Im Kinofilm wurden die Jungen in den Hauptrollen einige Jahre älter gemacht, wohl weil das Drehen mit älteren Darstellern einfacher ist, und weil man Kindern die Brutalität nicht zumuten wollte.
Für die Kinder auf Bastøy existiert keine Vergangenheit, es zählt nur das Hier und Jetzt; das ist die Devise des Direktors. Danach richtet auch Regisseur Marius Holst die Figuren aus. Es wird nicht erwähnt, weshalb die Jungen im Gefängnis sind. Nur bei einer Gelegenheit kommt ein kleiner Diebstahl als Ursache zur Sprache.
Erling stößt die Revolte an. Der interessantere Charakter ist der von Olav. Über Jahre hinweg wurde der Junge dazu erzogen, als Vorsteher der Baracke C seine Mitgefangenen gnadenlos zu Disziplin anzutreiben und jedes Vergehen zu bestrafen. Er sieht in diesem gefälligen Verhalten seine einzige Chance, so bald wie möglich die Freiheit zu erlangen. Jeder andere würde dasselbe tun, so glaubt er. Trotzdem hat Olav über die Zeit seine Menschlichkeit bewahrt. Vielleicht war es sogar gerade die extreme Situation, die den Jungen dazu zwang, sich zu seinem eigenen Schutz in sich zurückzuziehen und sich einen inneren Freiraum zu schaffen, in welchem er im Geheimen seine Gedanken entwickeln konnte. Der rebellische Erling erweckt in Olav das im Stillen herangereifte Gewissen.
Zwischen den zwei Jungen bildet sich eine Freundschaft. Was sie verbindet, ist die Sehnsucht nach Freiheit und Abenteuer in einer besseren Welt. Zeilen aus dem Roman "Moby Dick" begleiten die Freunde während der wenigen Momente, wo sie zusammen träumen dürfen, und auch bei der dramatischen Flucht über das brüchige Eis des zugefrorenen Fjords. Wie ein aufgetauchter riesiger Wal liegt der langgestreckte Buckel der Insel Bastøy im Meer. Das fahle Licht des Winters tilgt jede Farbe aus den Bildern. Nur das Blau der Häftlingsuniformen bleibt stehen. Das Filmmaterial wurde mit einem blau-grauen Filter bearbeitet, um die Kälte und Trostlosigkeit spürbar werden zu lassen. Hinter der Blässe der Gesichter brodelt das Blut, bis es durch die Eskalation der Ereignisse zum kollektiven Aufstand der Jugendlichen kommt. Laiendarsteller Trond Nilssen wuchs selbst im Heim auf, er kann in die Rolle des Olav viel eigene Erfahrung einbringen.

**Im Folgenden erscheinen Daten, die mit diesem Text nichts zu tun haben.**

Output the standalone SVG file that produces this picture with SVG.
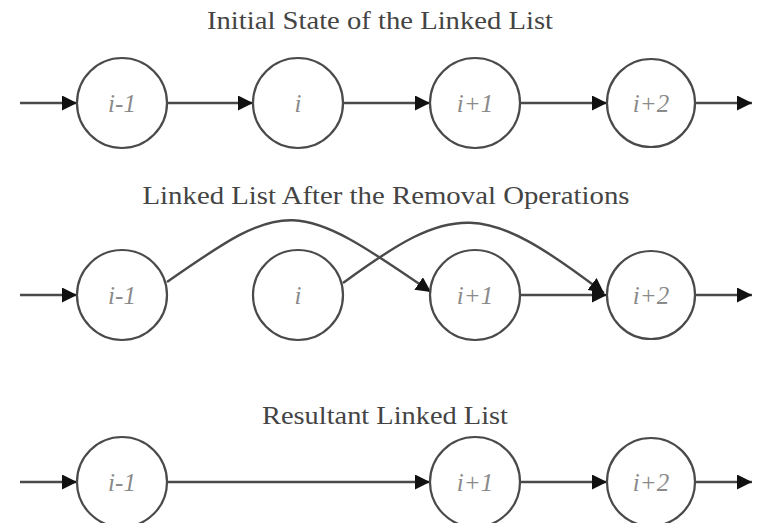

Während der einsame Direktor, klug gespielt von Stellan Skarsgård, zwar korrupt ist, jedoch, von den Erfolgsaussichten der Erziehung zutiefst überzeugt, auf subtile Weise eine schützende Hand auf die Jungen hält, verkörpert Hausvater Bräthen das durch und durch Schlechte im Charakter eines Menschen. Bräthen hat sich in der Abgeschiedenheit des Orts eine ideale Nische eingerichtet, wo er seine Machtposition ausnutzen kann, um sich unbehelligt an den Jungen zu vergehen.